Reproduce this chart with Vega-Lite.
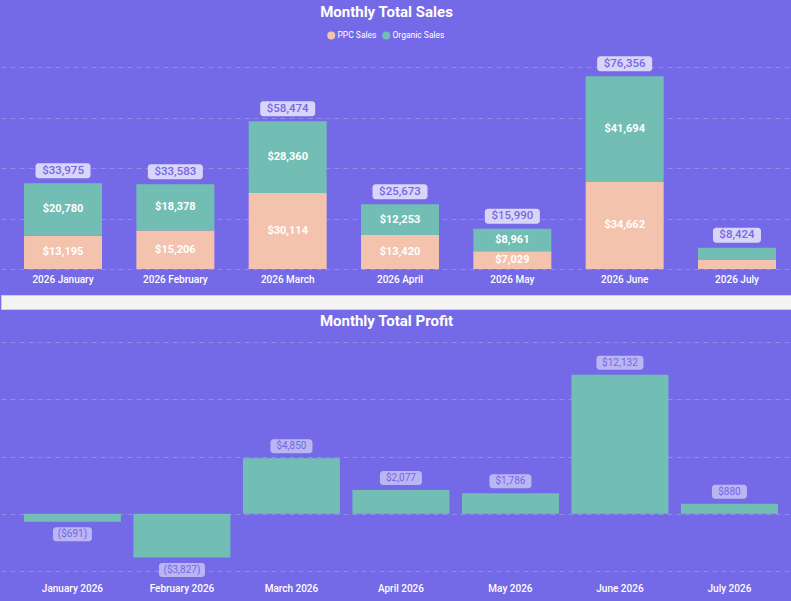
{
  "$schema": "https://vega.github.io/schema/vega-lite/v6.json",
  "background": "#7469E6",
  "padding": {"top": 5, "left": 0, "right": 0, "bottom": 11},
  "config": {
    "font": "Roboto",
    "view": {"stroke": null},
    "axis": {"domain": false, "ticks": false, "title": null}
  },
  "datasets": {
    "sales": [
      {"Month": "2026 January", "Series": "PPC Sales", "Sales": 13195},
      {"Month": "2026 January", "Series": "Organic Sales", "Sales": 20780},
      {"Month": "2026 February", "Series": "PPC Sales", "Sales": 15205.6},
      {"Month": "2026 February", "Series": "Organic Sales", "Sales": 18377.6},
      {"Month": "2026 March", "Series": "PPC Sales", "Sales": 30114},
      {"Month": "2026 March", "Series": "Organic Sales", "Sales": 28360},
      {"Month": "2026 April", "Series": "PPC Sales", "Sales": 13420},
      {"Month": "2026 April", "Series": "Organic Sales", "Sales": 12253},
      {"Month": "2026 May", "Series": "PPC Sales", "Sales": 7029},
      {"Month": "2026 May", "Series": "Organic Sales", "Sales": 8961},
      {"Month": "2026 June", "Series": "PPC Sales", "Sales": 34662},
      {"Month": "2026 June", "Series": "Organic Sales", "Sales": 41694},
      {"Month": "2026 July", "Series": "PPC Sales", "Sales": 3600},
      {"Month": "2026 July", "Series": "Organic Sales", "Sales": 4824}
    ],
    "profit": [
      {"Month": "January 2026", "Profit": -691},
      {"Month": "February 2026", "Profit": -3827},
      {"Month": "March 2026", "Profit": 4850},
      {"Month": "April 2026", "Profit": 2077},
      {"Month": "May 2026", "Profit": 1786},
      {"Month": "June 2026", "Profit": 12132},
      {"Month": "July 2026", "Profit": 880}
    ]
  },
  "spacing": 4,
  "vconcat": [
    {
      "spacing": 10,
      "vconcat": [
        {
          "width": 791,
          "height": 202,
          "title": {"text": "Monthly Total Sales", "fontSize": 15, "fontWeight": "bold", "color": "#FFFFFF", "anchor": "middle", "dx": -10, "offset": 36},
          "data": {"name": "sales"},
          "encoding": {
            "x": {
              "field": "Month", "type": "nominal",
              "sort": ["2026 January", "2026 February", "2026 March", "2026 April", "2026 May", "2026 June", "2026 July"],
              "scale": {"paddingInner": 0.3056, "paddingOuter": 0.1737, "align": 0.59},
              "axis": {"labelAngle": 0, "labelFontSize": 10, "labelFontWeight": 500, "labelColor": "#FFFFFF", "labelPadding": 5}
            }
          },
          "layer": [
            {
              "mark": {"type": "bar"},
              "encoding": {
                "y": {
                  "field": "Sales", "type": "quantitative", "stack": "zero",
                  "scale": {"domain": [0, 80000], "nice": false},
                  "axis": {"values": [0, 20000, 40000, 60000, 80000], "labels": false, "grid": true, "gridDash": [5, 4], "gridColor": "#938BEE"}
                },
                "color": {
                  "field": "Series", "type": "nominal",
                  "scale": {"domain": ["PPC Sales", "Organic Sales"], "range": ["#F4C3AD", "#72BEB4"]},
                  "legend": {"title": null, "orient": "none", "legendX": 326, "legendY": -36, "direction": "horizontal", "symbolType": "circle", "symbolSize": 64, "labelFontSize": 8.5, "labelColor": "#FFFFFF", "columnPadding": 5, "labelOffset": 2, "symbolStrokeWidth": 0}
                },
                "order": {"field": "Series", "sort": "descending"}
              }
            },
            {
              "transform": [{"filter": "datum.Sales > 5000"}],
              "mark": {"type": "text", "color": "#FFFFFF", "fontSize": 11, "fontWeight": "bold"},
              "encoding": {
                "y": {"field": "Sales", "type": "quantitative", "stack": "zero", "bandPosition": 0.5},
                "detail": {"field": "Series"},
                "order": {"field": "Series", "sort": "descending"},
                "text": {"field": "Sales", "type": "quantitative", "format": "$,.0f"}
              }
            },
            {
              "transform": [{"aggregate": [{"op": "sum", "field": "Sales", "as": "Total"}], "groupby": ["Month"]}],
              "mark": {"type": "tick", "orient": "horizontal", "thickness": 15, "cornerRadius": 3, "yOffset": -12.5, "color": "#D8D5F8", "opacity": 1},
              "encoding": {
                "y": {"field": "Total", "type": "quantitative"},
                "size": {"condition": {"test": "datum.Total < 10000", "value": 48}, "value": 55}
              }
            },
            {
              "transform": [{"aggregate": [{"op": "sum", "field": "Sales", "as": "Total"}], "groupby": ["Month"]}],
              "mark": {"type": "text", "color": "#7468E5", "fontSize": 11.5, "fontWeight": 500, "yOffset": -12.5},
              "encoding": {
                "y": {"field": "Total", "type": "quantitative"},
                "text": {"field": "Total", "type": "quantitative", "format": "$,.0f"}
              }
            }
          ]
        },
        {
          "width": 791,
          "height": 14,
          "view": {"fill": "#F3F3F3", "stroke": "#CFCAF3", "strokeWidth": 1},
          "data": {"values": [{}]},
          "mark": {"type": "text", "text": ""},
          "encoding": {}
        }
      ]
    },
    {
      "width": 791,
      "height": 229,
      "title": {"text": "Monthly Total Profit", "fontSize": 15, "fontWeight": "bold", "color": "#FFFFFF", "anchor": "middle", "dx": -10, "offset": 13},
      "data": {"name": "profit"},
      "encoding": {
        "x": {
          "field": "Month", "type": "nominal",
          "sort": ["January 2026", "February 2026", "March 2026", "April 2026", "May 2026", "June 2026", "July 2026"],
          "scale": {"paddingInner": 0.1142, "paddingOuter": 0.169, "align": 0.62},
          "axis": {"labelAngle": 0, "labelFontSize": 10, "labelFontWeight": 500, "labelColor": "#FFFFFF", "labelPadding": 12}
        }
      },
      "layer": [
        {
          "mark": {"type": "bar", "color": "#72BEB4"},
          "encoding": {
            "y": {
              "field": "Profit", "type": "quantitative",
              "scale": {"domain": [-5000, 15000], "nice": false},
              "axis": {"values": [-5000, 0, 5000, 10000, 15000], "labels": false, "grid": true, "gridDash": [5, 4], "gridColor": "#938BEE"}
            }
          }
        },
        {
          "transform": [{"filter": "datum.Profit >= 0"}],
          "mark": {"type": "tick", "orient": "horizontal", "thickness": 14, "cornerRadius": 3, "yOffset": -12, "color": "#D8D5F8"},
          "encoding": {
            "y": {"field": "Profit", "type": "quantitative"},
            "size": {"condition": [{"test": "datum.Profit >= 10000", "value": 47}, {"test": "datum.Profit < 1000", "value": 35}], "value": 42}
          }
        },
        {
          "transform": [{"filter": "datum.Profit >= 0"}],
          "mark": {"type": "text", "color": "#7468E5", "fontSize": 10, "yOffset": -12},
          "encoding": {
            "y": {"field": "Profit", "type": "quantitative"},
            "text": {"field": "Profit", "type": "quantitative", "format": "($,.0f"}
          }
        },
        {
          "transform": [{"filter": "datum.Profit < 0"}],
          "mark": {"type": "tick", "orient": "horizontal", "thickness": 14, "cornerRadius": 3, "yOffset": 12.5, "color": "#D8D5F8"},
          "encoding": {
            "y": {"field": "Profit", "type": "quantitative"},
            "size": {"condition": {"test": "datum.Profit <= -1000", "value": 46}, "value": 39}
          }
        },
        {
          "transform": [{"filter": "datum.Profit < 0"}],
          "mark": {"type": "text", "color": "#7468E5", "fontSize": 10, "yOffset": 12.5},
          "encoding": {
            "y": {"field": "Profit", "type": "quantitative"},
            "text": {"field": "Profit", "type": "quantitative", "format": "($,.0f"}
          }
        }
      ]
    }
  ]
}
──────
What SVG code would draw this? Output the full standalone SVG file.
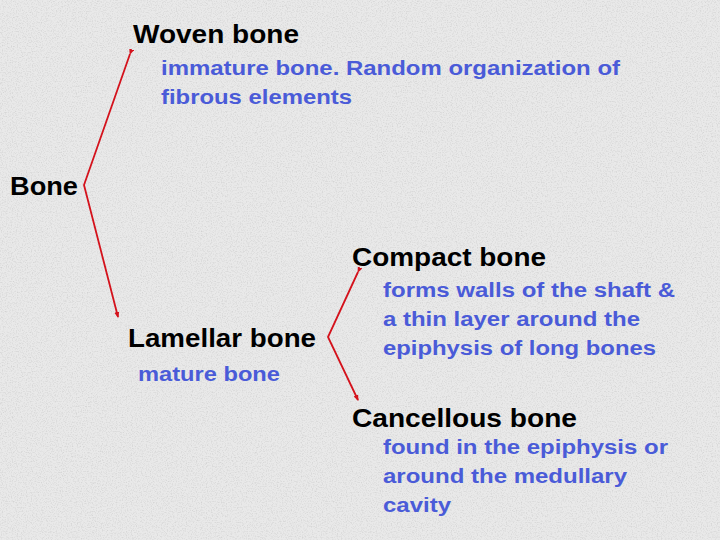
──────
— PROBLEM DETAILS —
Looking at the records above, say how many lines hold the string "this". Write nothing but the number.

— FINAL ANSWER —
2